The subcontinent under British rule: the image of rural stability
The great land mass of the Indian subcontinent, equivalent to Europe in size, came under the political control of Britain in piecemeal fashion from the middle of the eighteenth century to the early nineteenth century. In theory, the ruling authority was until 1858 the East India Company (EIC), a trading company whose origins lay in a royal charter of 1600. But as it transformed itself in the early 1800s into an organisation for governance and military control, its trading activities declined as a component of its activities and profit.

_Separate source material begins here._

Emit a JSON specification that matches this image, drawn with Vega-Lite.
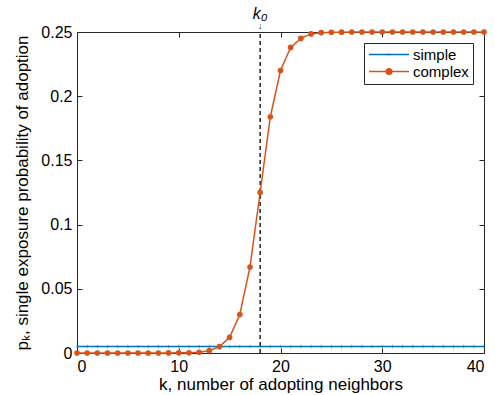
{
  "$schema": "https://vega.github.io/schema/vega-lite/v6.json",
  "width": 407,
  "height": 321,
  "autosize": "none",
  "padding": {"left": 77, "top": 32, "right": 11, "bottom": 42},
  "background": "white",
  "config": {
    "font": "Liberation Sans",
    "view": {"stroke": "#262626", "strokeWidth": 1},
    "axis": {"grid": false, "domain": false, "tickColor": "#262626", "tickWidth": 1, "labelColor": "#000", "titleColor": "#000", "labelFontSize": 16, "titleFontSize": 17, "titleFontWeight": "normal", "labelFont": "Liberation Sans", "titleFont": "Liberation Sans"}
  },
  "datasets": {
    "curves": [
      {"k": 0, "p": 0.005, "series": "simple"}, {"k": 1, "p": 0.005, "series": "simple"}, {"k": 2, "p": 0.005, "series": "simple"}, {"k": 3, "p": 0.005, "series": "simple"}, {"k": 4, "p": 0.005, "series": "simple"}, {"k": 5, "p": 0.005, "series": "simple"}, {"k": 6, "p": 0.005, "series": "simple"}, {"k": 7, "p": 0.005, "series": "simple"}, {"k": 8, "p": 0.005, "series": "simple"}, {"k": 9, "p": 0.005, "series": "simple"}, {"k": 10, "p": 0.005, "series": "simple"}, {"k": 11, "p": 0.005, "series": "simple"}, {"k": 12, "p": 0.005, "series": "simple"}, {"k": 13, "p": 0.005, "series": "simple"}, {"k": 14, "p": 0.005, "series": "simple"}, {"k": 15, "p": 0.005, "series": "simple"}, {"k": 16, "p": 0.005, "series": "simple"}, {"k": 17, "p": 0.005, "series": "simple"}, {"k": 18, "p": 0.005, "series": "simple"}, {"k": 19, "p": 0.005, "series": "simple"}, {"k": 20, "p": 0.005, "series": "simple"}, {"k": 21, "p": 0.005, "series": "simple"}, {"k": 22, "p": 0.005, "series": "simple"}, {"k": 23, "p": 0.005, "series": "simple"}, {"k": 24, "p": 0.005, "series": "simple"}, {"k": 25, "p": 0.005, "series": "simple"}, {"k": 26, "p": 0.005, "series": "simple"}, {"k": 27, "p": 0.005, "series": "simple"}, {"k": 28, "p": 0.005, "series": "simple"}, {"k": 29, "p": 0.005, "series": "simple"}, {"k": 30, "p": 0.005, "series": "simple"}, {"k": 31, "p": 0.005, "series": "simple"}, {"k": 32, "p": 0.005, "series": "simple"}, {"k": 33, "p": 0.005, "series": "simple"}, {"k": 34, "p": 0.005, "series": "simple"}, {"k": 35, "p": 0.005, "series": "simple"}, {"k": 36, "p": 0.005, "series": "simple"}, {"k": 37, "p": 0.005, "series": "simple"}, {"k": 38, "p": 0.005, "series": "simple"}, {"k": 39, "p": 0.005, "series": "simple"}, {"k": 40, "p": 0.005, "series": "simple"},
      {"k": 0, "p": 0, "series": "complex"}, {"k": 1, "p": 0, "series": "complex"}, {"k": 2, "p": 0, "series": "complex"}, {"k": 3, "p": 0, "series": "complex"}, {"k": 4, "p": 0, "series": "complex"}, {"k": 5, "p": 0, "series": "complex"}, {"k": 6, "p": 0, "series": "complex"}, {"k": 7, "p": 0.00001, "series": "complex"}, {"k": 8, "p": 0.00002, "series": "complex"}, {"k": 9, "p": 0.00004, "series": "complex"}, {"k": 10, "p": 0.0001, "series": "complex"}, {"k": 11, "p": 0.0002, "series": "complex"}, {"k": 12, "p": 0.0006, "series": "complex"}, {"k": 13, "p": 0.0018, "series": "complex"}, {"k": 14, "p": 0.005, "series": "complex"}, {"k": 15, "p": 0.0122, "series": "complex"}, {"k": 16, "p": 0.03, "series": "complex"}, {"k": 17, "p": 0.067, "series": "complex"}, {"k": 18, "p": 0.125, "series": "complex"}, {"k": 19, "p": 0.184, "series": "complex"}, {"k": 20, "p": 0.22, "series": "complex"}, {"k": 21, "p": 0.238, "series": "complex"}, {"k": 22, "p": 0.245, "series": "complex"}, {"k": 23, "p": 0.2485, "series": "complex"}, {"k": 24, "p": 0.2495, "series": "complex"}, {"k": 25, "p": 0.2498, "series": "complex"}, {"k": 26, "p": 0.2499, "series": "complex"}, {"k": 27, "p": 0.25, "series": "complex"}, {"k": 28, "p": 0.25, "series": "complex"}, {"k": 29, "p": 0.25, "series": "complex"}, {"k": 30, "p": 0.25, "series": "complex"}, {"k": 31, "p": 0.25, "series": "complex"}, {"k": 32, "p": 0.25, "series": "complex"}, {"k": 33, "p": 0.25, "series": "complex"}, {"k": 34, "p": 0.25, "series": "complex"}, {"k": 35, "p": 0.25, "series": "complex"}, {"k": 36, "p": 0.25, "series": "complex"}, {"k": 37, "p": 0.25, "series": "complex"}, {"k": 38, "p": 0.25, "series": "complex"}, {"k": 39, "p": 0.25, "series": "complex"}, {"k": 40, "p": 0.25, "series": "complex"}
    ],
    "marker": [{"k": 18, "p0": 0, "p1": 0.25, "label": "k₀", "arrow": "↓"}]
  },
  "layer": [
    {
      "data": {"name": "marker"},
      "mark": {"type": "rule", "strokeDash": [4, 3], "strokeWidth": 1.3, "color": "#000"},
      "encoding": {
        "x": {"field": "k", "type": "quantitative", "axis": null, "scale": {"domain": [0, 40], "nice": false}},
        "y": {"field": "p0", "type": "quantitative", "axis": null, "scale": {"domain": [0, 0.25], "nice": false}},
        "y2": {"field": "p1"}
      }
    },
    {
      "data": {"name": "curves"},
      "transform": [{"filter": "datum.series === 'simple'"}],
      "mark": {"type": "line", "strokeWidth": 1.5, "clip": false, "point": {"filled": false, "shape": "M0,-1L0,1", "size": 12, "strokeWidth": 0.8, "opacity": 0.7}},
      "encoding": {
        "x": {"field": "k", "type": "quantitative", "title": "k, number of adopting neighbors",
              "axis": {"orient": "bottom", "values": [0, 10, 20, 30, 40], "tickSize": 5, "offset": -5, "labelPadding": 5, "titlePadding": 2}},
        "y": {"field": "p", "type": "quantitative", "title": "pₖ, single exposure probability of adoption",
              "axis": {"orient": "left", "values": [0, 0.05, 0.1, 0.15, 0.2, 0.25], "format": "~g", "tickSize": 5, "offset": -5, "labelPadding": 5, "titlePadding": 9}},
        "color": {"field": "series", "type": "nominal", "sort": ["simple", "complex"],
                  "scale": {"domain": ["simple", "complex"], "range": ["#0072BD", "#D95319"]},
                  "legend": {"title": null, "orient": "top-right", "offset": 11, "strokeColor": "#262626", "fillColor": "white", "padding": 4, "labelFontSize": 15, "labelFont": "Liberation Sans", "labelColor": "#000", "symbolSize": 1600, "symbolStrokeWidth": 1.5, "clipHeight": 15, "rowPadding": 1, "labelOffset": 3,
                    "encode": {"symbols": {"update": {
                      "shape": {"signal": "datum.value === 'complex' ? 'M-1,0H1M0.14,0A0.14,0.14,0,1,1,-0.14,0A0.14,0.14,0,1,1,0.14,0' : 'M-1,0H1M0,-0.05V0.05'"},
                      "size": {"value": 1600},
                      "strokeWidth": {"value": 1.5},
                      "fill": {"signal": "datum.value === 'complex' ? '#D95319' : 'transparent'"},
                      "fillOpacity": {"signal": "datum.value === 'complex' ? 1 : 0"}}}}}}
      }
    },
    {
      "data": {"name": "curves"},
      "transform": [{"filter": "datum.series === 'complex'"}],
      "mark": {"type": "line", "strokeWidth": 1.5, "clip": false, "point": {"filled": true, "size": 32}},
      "encoding": {
        "x": {"field": "k", "type": "quantitative", "axis": null},
        "y": {"field": "p", "type": "quantitative", "axis": null},
        "color": {"field": "series", "type": "nominal", "legend": null}
      }
    },
    {
      "data": {"name": "marker"},
      "mark": {"type": "point", "opacity": 0},
      "encoding": {
        "x": {"field": "k", "type": "quantitative", "axis": {"orient": "top", "values": [0, 10, 20, 30, 40], "tickSize": 5, "offset": -5, "labels": false, "title": null}},
        "y": {"field": "p0", "type": "quantitative", "axis": {"orient": "right", "values": [0, 0.05, 0.1, 0.15, 0.2, 0.25], "tickSize": 5, "offset": -5, "labels": false, "title": null}}
      }
    },
    {
      "data": {"name": "marker"},
      "mark": {"type": "text", "fontSize": 16, "fontStyle": "italic", "dy": -18, "clip": false, "font": "Liberation Sans"},
      "encoding": {
        "x": {"field": "k", "type": "quantitative", "axis": null},
        "y": {"field": "p1", "type": "quantitative", "axis": null},
        "text": {"field": "label"}
      }
    },
    {
      "data": {"name": "marker"},
      "mark": {"type": "text", "fontSize": 9, "dy": -6, "clip": false},
      "encoding": {
        "x": {"field": "k", "type": "quantitative", "axis": null},
        "y": {"field": "p1", "type": "quantitative", "axis": null},
        "text": {"field": "arrow"}
      }
    }
  ],
  "resolve": {"axis": {"x": "independent", "y": "independent"}}
}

The modern South Asian diaspora, as it exists at the start of the twenty first century, is a very complex human phenomenon. It has been fashioned by many different migratory trajectories of distinctive groups of people out of the subcontinent over at least a century and a half, which have created multiple strands in the diaspora. Chapter 1 sketched the changing environment over this period that enabled the movement of people out of South Asia, in terms of local and international economic change, political power and public policy, and the changing technology of transport and communication. This chapter charts the major historical flows of South Asian people from the early nineteenth century to the present. (See maps 1–6 of journeys and settlements.) It deals primarily with the initial stage of overseas movement, whether this was a first or a second migration, as in the case of some South Asian groups who were forced to move onwards often decades after their original journey, becoming ‘twice-migrants’. It sets the scene for the following three chapters, which analyse how migrants dealt over time with the many challenges facing them as they made new homes on arrival and in subsequent years.